Tender seared chicken simmered in a rich garlic cream sauce—perfect for a cozy, flavorful dinner.
4 boneless, skinless chicken breasts
Salt and pepper, to taste
1 tsp paprika (optional)
2 tbsp olive oil
2 tbsp butter, divided
6 garlic cloves, minced
½ cup low-sodium chicken broth
1 cup heavy cream
¼ cup grated Parmesan cheese (optional)
2 tbsp chopped fresh parsley or thyme
Season chicken breasts with salt, pepper, and paprika. Pound to even thickness.
Heat olive oil and 1 tbsp butter in a skillet over medium-high. Sear chicken for 5–6 minutes per side until golden and cooked through. Set aside.

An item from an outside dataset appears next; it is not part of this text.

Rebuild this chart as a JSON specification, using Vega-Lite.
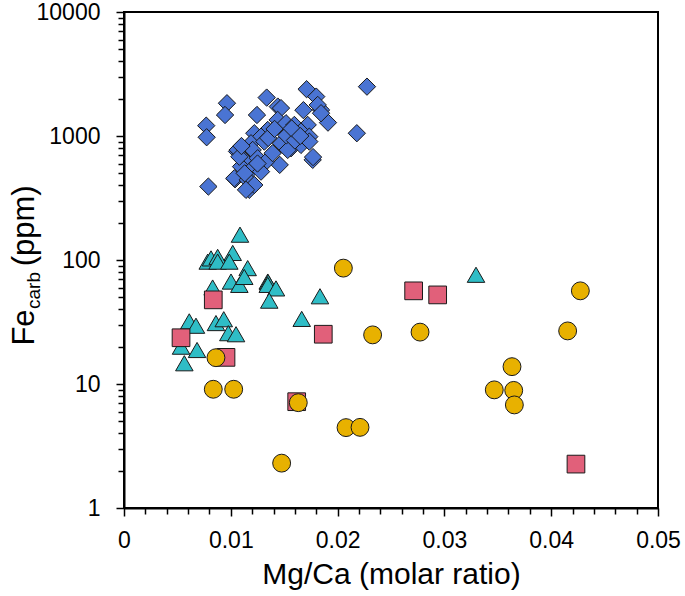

Reduce heat to medium, add remaining butter. Sauté garlic for 30–60 seconds.
Add chicken broth, scraping pan to deglaze.
Stir in cream and simmer for 5–7 minutes until thickened. Stir in Parmesan if using.
Return chicken to skillet and spoon sauce over. Simmer 2–3 minutes more.
Garnish with fresh herbs and serve hot.
Add sautéed mushrooms or spinach for variety.
Use coconut cream for a dairy-free version.
Serve with mashed potatoes, rice, or crusty bread.